#### WHAT THIS TASK INVOLVES:
All of the data should be repeated exactly; pictures are not part of the copy.

#### DATA EXTRACT:
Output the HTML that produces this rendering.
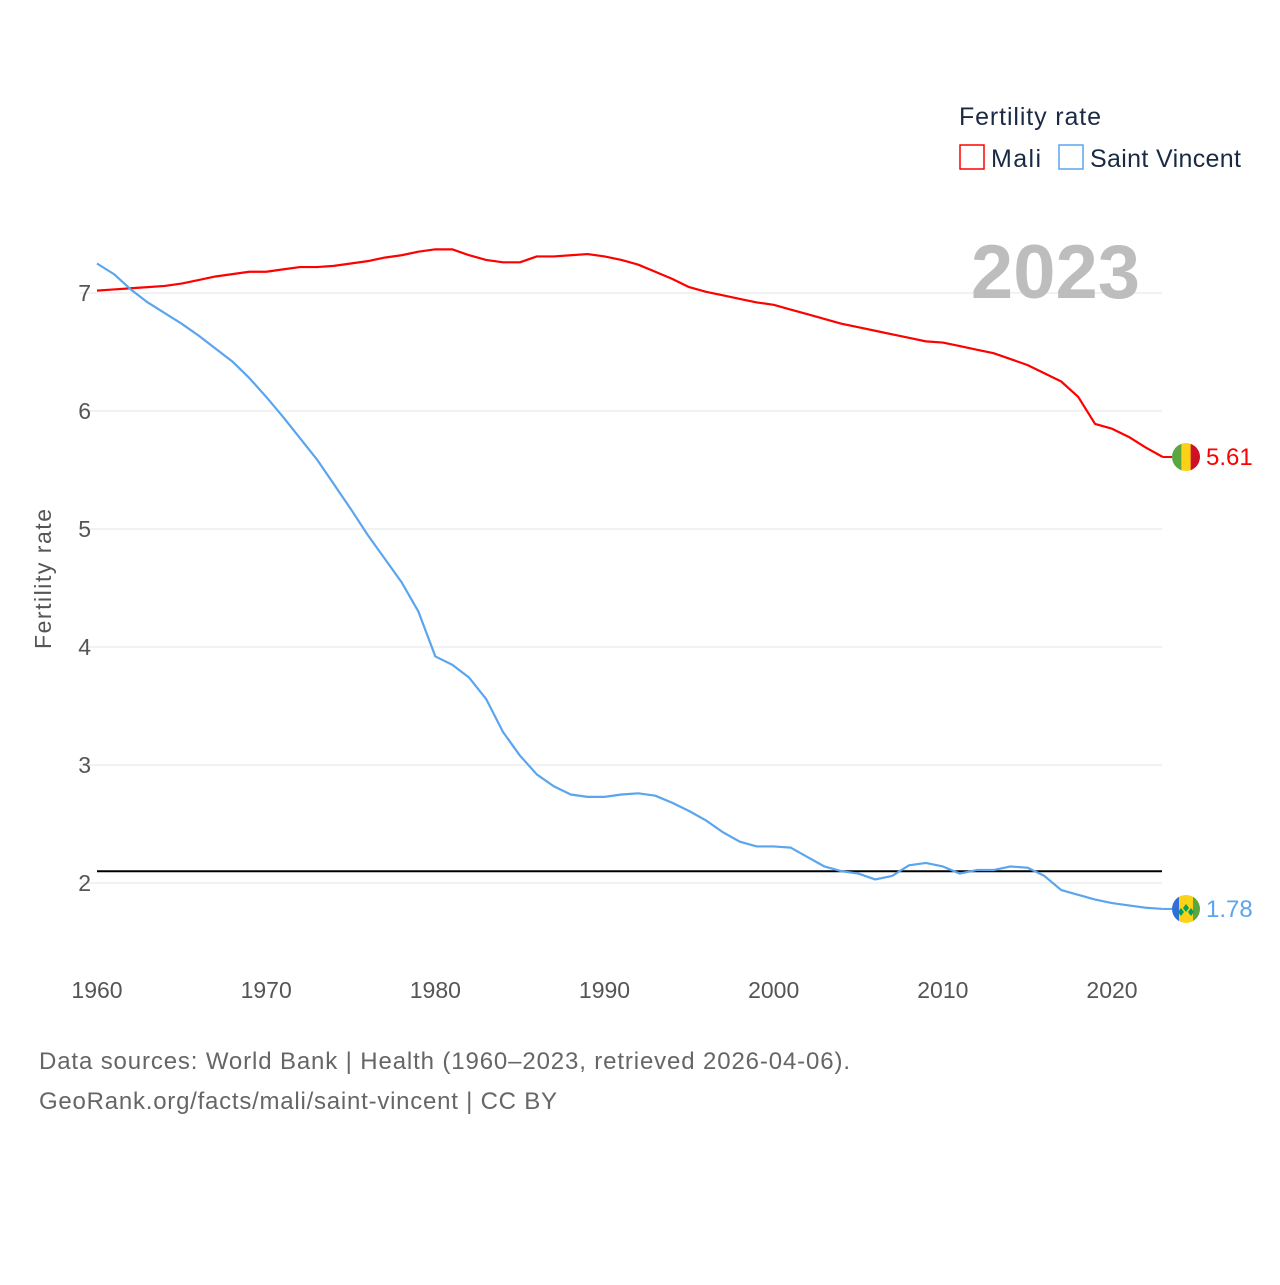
<!DOCTYPE html>
<html><head><meta charset="utf-8"><style>
body{margin:0;background:#fff;font-family:"Liberation Sans",sans-serif;}
</style></head><body>
<svg width="1280" height="1280" xmlns="http://www.w3.org/2000/svg" font-family="Liberation Sans, sans-serif">
<g id="grid"></g>
<g id="yt"></g>
<g id="xt"></g>
<text transform="translate(51,579) rotate(-90)" text-anchor="middle" font-size="23" fill="#555" textLength="140">Fertility rate</text>
<text x="1140" y="298" text-anchor="end" font-size="76" font-weight="bold" fill="#bdbdbd">2023</text>
<g id="series"></g>
<text x="959" y="125" font-size="25" fill="#1a2a44" textLength="142">Fertility rate</text>
<g><rect x="960" y="145" width="24" height="24" fill="none" stroke="#f00" stroke-width="1.5"/><text x="991" y="167" font-size="25" fill="#1a2a44" textLength="50">Mali</text></g>
<g><rect x="1059" y="145" width="24" height="24" fill="none" stroke="#5aa5ee" stroke-width="1.5"/><text x="1090" y="167" font-size="25" fill="#1a2a44" textLength="151">Saint Vincent</text></g>
<text x="39" y="1069" font-size="24" fill="#666" textLength="811">Data sources: World Bank | Health (1960–2023, retrieved 2026-04-06).</text>
<text x="39" y="1109" font-size="24" fill="#666" textLength="518">GeoRank.org/facts/mali/saint-vincent | CC BY</text>
</svg>
<script>
const years=[];for(let y=1960;y<=2023;y++)years.push(y);
const mali=[7.02,7.03,7.04,7.05,7.06,7.08,7.11,7.14,7.16,7.18,7.18,7.20,7.22,7.22,7.23,7.25,7.27,7.30,7.32,7.35,7.37,7.37,7.32,7.28,7.26,7.26,7.31,7.31,7.32,7.33,7.31,7.28,7.24,7.18,7.12,7.05,7.01,6.98,6.95,6.92,6.90,6.86,6.82,6.78,6.74,6.71,6.68,6.65,6.62,6.59,6.58,6.55,6.52,6.49,6.44,6.39,6.32,6.25,6.12,5.89,5.85,5.78,5.69,5.61];
const svc=[7.25,7.16,7.03,6.92,6.83,6.74,6.64,6.53,6.42,6.28,6.12,5.95,5.77,5.59,5.38,5.17,4.95,4.75,4.55,4.30,3.92,3.85,3.74,3.56,3.28,3.08,2.92,2.82,2.75,2.73,2.73,2.75,2.76,2.74,2.68,2.61,2.53,2.43,2.35,2.31,2.31,2.30,2.22,2.14,2.10,2.08,2.03,2.06,2.15,2.17,2.14,2.08,2.11,2.11,2.14,2.13,2.06,1.94,1.90,1.86,1.83,1.81,1.79,1.78];
const yTicks=[2,3,4,5,6,7];
const xTicks=[1960,1970,1980,1990,2000,2010,2020];
const refValue=2.1;
const NS="http://www.w3.org/2000/svg";
const X=v=>97+(v-1960)*(1015/60);
const Y=v=>883-(v-2)*118;
function mk(t,a,p){const e=document.createElementNS(NS,t);for(const k in a)e.setAttribute(k,a[k]);p.appendChild(e);return e;}
const grid=document.getElementById('grid'),yt=document.getElementById('yt'),xt=document.getElementById('xt'),ser=document.getElementById('series');
yTicks.forEach(v=>{
 const l=mk('line',{x1:80,x2:1162,y1:Y(v),y2:Y(v),stroke:'#e6e6e6','stroke-width':1},grid);
 
 
 const t=mk('text',{x:91,y:Y(v)+8,'text-anchor':'end','font-size':23,fill:'#555'},yt);t.textContent=v;
 
 
});
xTicks.forEach(v=>{
 const t=mk('text',{x:X(v),y:998,'text-anchor':'middle','font-size':23,fill:'#555'},xt);t.textContent=v;
 
 
});
const ref=mk('line',{x1:97,x2:1162,y1:Y(refValue),y2:Y(refValue),stroke:'#000','stroke-width':2},ser);


function line(arr,col,name){
 const p=mk('polyline',{points:arr.map((v,i)=>X(years[i])+','+Y(v)).join(' '),fill:'none',stroke:col,'stroke-width':2.2,'stroke-linejoin':'round'},ser);
 
 
}
line(mali,'#f00','mali');line(svc,'#5aa5ee','saint-vincent');
function flag(v,cols,col,name,diam){
 const cx=1186,cy=Y(v),r=14;
 const g=mk('g',{},ser);
 
 
 mk('line',{x1:X(2023),x2:cx-r,y1:cy,y2:cy,stroke:col,'stroke-width':2},g);
 const id='c'+name;const cp=mk('clipPath',{id:id},g);mk('circle',{cx:cx,cy:cy,r:r},cp);
 const gg=mk('g',{'clip-path':'url(#'+id+')'},g);
 const w=[2*r/3,2*r/3,2*r/3];let x0=cx-r;
 if(diam){w[0]=r*0.5;w[1]=r;w[2]=r*0.5;}
 cols.forEach((c,i)=>{mk('rect',{x:x0,y:cy-r,width:w[i]+0.5,height:2*r,fill:c},gg);x0+=w[i];});
 if(diam){mk('path',{d:`M${cx} ${cy-5}l3 4-3 4-3-4z M${cx-5} ${cy-1}l3 4-3 4-3-4z M${cx+5} ${cy-1}l3 4-3 4-3-4z`,fill:'#009e60'},gg);}
 const t=mk('text',{x:1206,y:cy+8,'font-size':24,fill:col},g);t.textContent=v.toFixed(2);
 
 
}
flag(mali[mali.length-1],['#5aa640','#fcd116','#ce1126'],'#f00','mali',false);
flag(svc[svc.length-1],['#2f6fd6','#fcd116','#5aa640'],'#5aa5ee','saint-vincent',true);
</script>
</body></html>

#### COMPLETED EXERCISE:
Output the HTML that produces this rendering.
<!DOCTYPE html>
<html><head><meta charset="utf-8"><style>
body{margin:0;background:#fff;font-family:"Liberation Sans",sans-serif;}
</style></head><body>
<svg width="1280" height="1280" xmlns="http://www.w3.org/2000/svg" font-family="Liberation Sans, sans-serif">
<g id="grid"></g>
<g id="yt"></g>
<g id="xt"></g>
<text transform="translate(51,579) rotate(-90)" text-anchor="middle" font-size="23" fill="#555" textLength="140">Fertility rate</text>
<text x="1140" y="298" text-anchor="end" font-size="76" font-weight="bold" fill="#bdbdbd">2023</text>
<g id="series"></g>
<text x="959" y="125" font-size="25" fill="#1a2a44" textLength="142">Fertility rate</text>
<g><rect x="960" y="145" width="24" height="24" fill="none" stroke="#f00" stroke-width="1.5"/><text x="991" y="167" font-size="25" fill="#1a2a44" textLength="50">Mali</text></g>
<g><rect x="1059" y="145" width="24" height="24" fill="none" stroke="#5aa5ee" stroke-width="1.5"/><text x="1090" y="167" font-size="25" fill="#1a2a44" textLength="151">Saint Vincent</text></g>
<text x="39" y="1069" font-size="24" fill="#666" textLength="811">Data sources: World Bank | Health (1960–2023, retrieved 2026-04-06).</text>
<text x="39" y="1109" font-size="24" fill="#666" textLength="518">GeoRank.org/facts/mali/saint-vincent | CC BY</text>
</svg>
<script>
const years=[];for(let y=1960;y<=2023;y++)years.push(y);
const mali=[7.02,7.03,7.04,7.05,7.06,7.08,7.11,7.14,7.16,7.18,7.18,7.20,7.22,7.22,7.23,7.25,7.27,7.30,7.32,7.35,7.37,7.37,7.32,7.28,7.26,7.26,7.31,7.31,7.32,7.33,7.31,7.28,7.24,7.18,7.12,7.05,7.01,6.98,6.95,6.92,6.90,6.86,6.82,6.78,6.74,6.71,6.68,6.65,6.62,6.59,6.58,6.55,6.52,6.49,6.44,6.39,6.32,6.25,6.12,5.89,5.85,5.78,5.69,5.61];
const svc=[7.25,7.16,7.03,6.92,6.83,6.74,6.64,6.53,6.42,6.28,6.12,5.95,5.77,5.59,5.38,5.17,4.95,4.75,4.55,4.30,3.92,3.85,3.74,3.56,3.28,3.08,2.92,2.82,2.75,2.73,2.73,2.75,2.76,2.74,2.68,2.61,2.53,2.43,2.35,2.31,2.31,2.30,2.22,2.14,2.10,2.08,2.03,2.06,2.15,2.17,2.14,2.08,2.11,2.11,2.14,2.13,2.06,1.94,1.90,1.86,1.83,1.81,1.79,1.78];
const yTicks=[2,3,4,5,6,7];
const xTicks=[1960,1970,1980,1990,2000,2010,2020];
const refValue=2.1;
const NS="http://www.w3.org/2000/svg";
const X=v=>97+(v-1960)*(1015/60);
const Y=v=>883-(v-2)*118;
function mk(t,a,p){const e=document.createElementNS(NS,t);for(const k in a)e.setAttribute(k,a[k]);p.appendChild(e);return e;}
const grid=document.getElementById('grid'),yt=document.getElementById('yt'),xt=document.getElementById('xt'),ser=document.getElementById('series');
yTicks.forEach(v=>{
 const l=mk('line',{x1:80,x2:1162,y1:Y(v),y2:Y(v),stroke:'#e6e6e6','stroke-width':1},grid);
 
 
 const t=mk('text',{x:91,y:Y(v)+8,'text-anchor':'end','font-size':23,fill:'#555'},yt);t.textContent=v;
 
 
});
xTicks.forEach(v=>{
 const t=mk('text',{x:X(v),y:998,'text-anchor':'middle','font-size':23,fill:'#555'},xt);t.textContent=v;
 
 
});
const ref=mk('line',{x1:97,x2:1162,y1:Y(refValue),y2:Y(refValue),stroke:'#000','stroke-width':2},ser);


function line(arr,col,name){
 const p=mk('polyline',{points:arr.map((v,i)=>X(years[i])+','+Y(v)).join(' '),fill:'none',stroke:col,'stroke-width':2.2,'stroke-linejoin':'round'},ser);
 
 
}
line(mali,'#f00','mali');line(svc,'#5aa5ee','saint-vincent');
function flag(v,cols,col,name,diam){
 const cx=1186,cy=Y(v),r=14;
 const g=mk('g',{},ser);
 
 
 mk('line',{x1:X(2023),x2:cx-r,y1:cy,y2:cy,stroke:col,'stroke-width':2},g);
 const id='c'+name;const cp=mk('clipPath',{id:id},g);mk('circle',{cx:cx,cy:cy,r:r},cp);
 const gg=mk('g',{'clip-path':'url(#'+id+')'},g);
 const w=[2*r/3,2*r/3,2*r/3];let x0=cx-r;
 if(diam){w[0]=r*0.5;w[1]=r;w[2]=r*0.5;}
 cols.forEach((c,i)=>{mk('rect',{x:x0,y:cy-r,width:w[i]+0.5,height:2*r,fill:c},gg);x0+=w[i];});
 if(diam){mk('path',{d:`M${cx} ${cy-5}l3 4-3 4-3-4z M${cx-5} ${cy-1}l3 4-3 4-3-4z M${cx+5} ${cy-1}l3 4-3 4-3-4z`,fill:'#009e60'},gg);}
 const t=mk('text',{x:1206,y:cy+8,'font-size':24,fill:col},g);t.textContent=v.toFixed(2);
 
 
}
flag(mali[mali.length-1],['#5aa640','#fcd116','#ce1126'],'#f00','mali',false);
flag(svc[svc.length-1],['#2f6fd6','#fcd116','#5aa640'],'#5aa5ee','saint-vincent',true);
</script>
</body></html>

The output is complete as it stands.